# INSTRUCTIONS FOR THE TASK
Write out the full listing exactly as given, minus the images.

# PROVIDED DATA
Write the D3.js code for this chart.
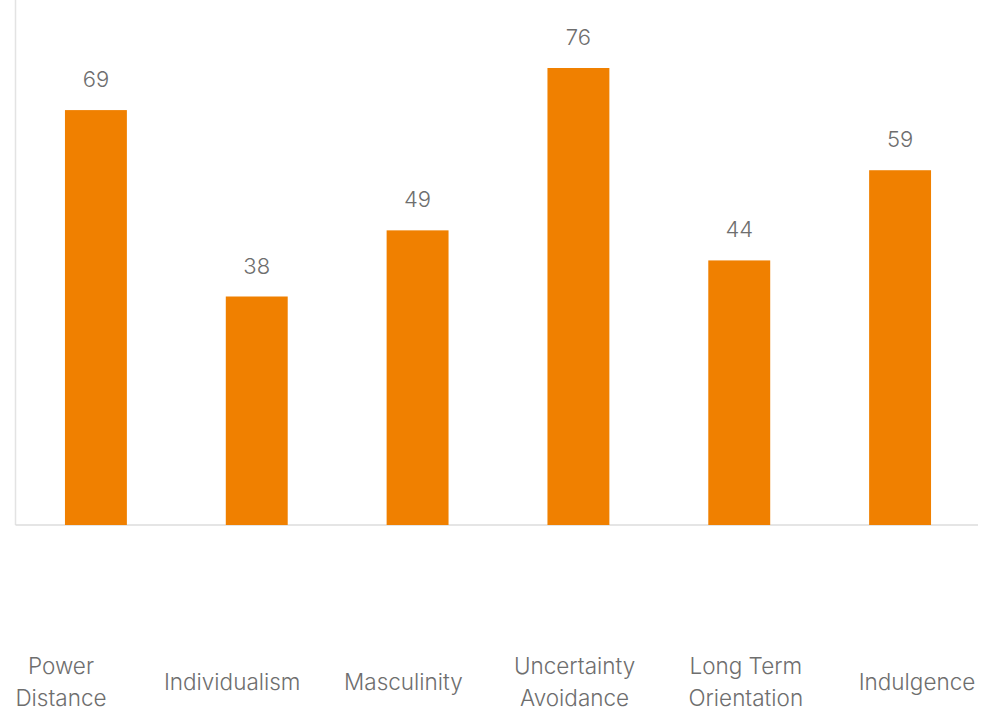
<!DOCTYPE html>
<html><head><meta charset="utf-8">
<script src="https://cdn.jsdelivr.net/npm/d3@7"></script>
<style>body{margin:0;background:#fff;}svg{display:block;}</style>
</head><body>
<svg id="c" width="981" height="712"></svg>
<script>
const categories = [["Power","Distance"],["Individualism"],["Masculinity"],["Uncertainty","Avoidance"],["Long Term","Orientation"],["Indulgence"]];
const values = [69, 38, 49, 76, 44, 59];

const svg = d3.select("#c");
const left = 15.5, right = 980.5, baseY = 525, topY = 68;
const x = d3.scaleBand().domain(d3.range(values.length)).range([left, right]).paddingInner(0.615).paddingOuter(0.3075);
const xl = d3.scalePoint().domain(d3.range(values.length)).range([61, 917]);
const y = d3.scaleLinear().domain([0, 76]).range([baseY, topY]);
const font = "Inter, Roboto, 'DejaVu Sans', sans-serif";

// axis lines
svg.append("line").attr("x1", left).attr("x2", left).attr("y1", 0).attr("y2", baseY).attr("stroke", "#e3e3e3").attr("stroke-width", 1.5);
svg.append("line").attr("x1", left).attr("x2", 978).attr("y1", baseY).attr("y2", baseY).attr("stroke", "#dcdcdc").attr("stroke-width", 1.5);

svg.selectAll("rect.bar").data(values).join("rect").attr("class","bar")
  .attr("x", (d,i)=>x(i)).attr("width", x.bandwidth())
  .attr("y", d=>y(d)).attr("height", d=>baseY - y(d))
  .attr("fill", "#F08000");

svg.selectAll("text.val").data(values).join("text").attr("class","val")
  .attr("x", (d,i)=>x(i)+x.bandwidth()/2).attr("y", d=>y(d)-23)
  .attr("text-anchor","middle").attr("font-family", font).attr("font-size", 22)
  .attr("font-weight", 300).attr("fill", "#6e6e6e").text(d=>d);

const lab = svg.selectAll("text.cat").data(categories).join("text").attr("class","cat")
  .attr("text-anchor","middle").attr("font-family", font).attr("font-size", 22.5)
  .attr("font-weight", 300).attr("fill","#6e6e6e");
lab.each(function(d,i){
  const t = d3.select(this);
  const cx = xl(i);
  const startY = d.length === 1 ? 690 : 674;
  d.forEach((line,j)=>{
    t.append("tspan").attr("x", cx).attr("y", startY + j*32).text(line);
  });
});
</script>
</body></html>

# REPLY
Write the D3.js code for this chart.
<!DOCTYPE html>
<html><head><meta charset="utf-8">
<script src="https://cdn.jsdelivr.net/npm/d3@7"></script>
<style>body{margin:0;background:#fff;}svg{display:block;}</style>
</head><body>
<svg id="c" width="981" height="712"></svg>
<script>
const categories = [["Power","Distance"],["Individualism"],["Masculinity"],["Uncertainty","Avoidance"],["Long Term","Orientation"],["Indulgence"]];
const values = [69, 38, 49, 76, 44, 59];

const svg = d3.select("#c");
const left = 15.5, right = 980.5, baseY = 525, topY = 68;
const x = d3.scaleBand().domain(d3.range(values.length)).range([left, right]).paddingInner(0.615).paddingOuter(0.3075);
const xl = d3.scalePoint().domain(d3.range(values.length)).range([61, 917]);
const y = d3.scaleLinear().domain([0, 76]).range([baseY, topY]);
const font = "Inter, Roboto, 'DejaVu Sans', sans-serif";

// axis lines
svg.append("line").attr("x1", left).attr("x2", left).attr("y1", 0).attr("y2", baseY).attr("stroke", "#e3e3e3").attr("stroke-width", 1.5);
svg.append("line").attr("x1", left).attr("x2", 978).attr("y1", baseY).attr("y2", baseY).attr("stroke", "#dcdcdc").attr("stroke-width", 1.5);

svg.selectAll("rect.bar").data(values).join("rect").attr("class","bar")
  .attr("x", (d,i)=>x(i)).attr("width", x.bandwidth())
  .attr("y", d=>y(d)).attr("height", d=>baseY - y(d))
  .attr("fill", "#F08000");

svg.selectAll("text.val").data(values).join("text").attr("class","val")
  .attr("x", (d,i)=>x(i)+x.bandwidth()/2).attr("y", d=>y(d)-23)
  .attr("text-anchor","middle").attr("font-family", font).attr("font-size", 22)
  .attr("font-weight", 300).attr("fill", "#6e6e6e").text(d=>d);

const lab = svg.selectAll("text.cat").data(categories).join("text").attr("class","cat")
  .attr("text-anchor","middle").attr("font-family", font).attr("font-size", 22.5)
  .attr("font-weight", 300).attr("fill","#6e6e6e");
lab.each(function(d,i){
  const t = d3.select(this);
  const cx = xl(i);
  const startY = d.length === 1 ? 690 : 674;
  d.forEach((line,j)=>{
    t.append("tspan").attr("x", cx).attr("y", startY + j*32).text(line);
  });
});
</script>
</body></html>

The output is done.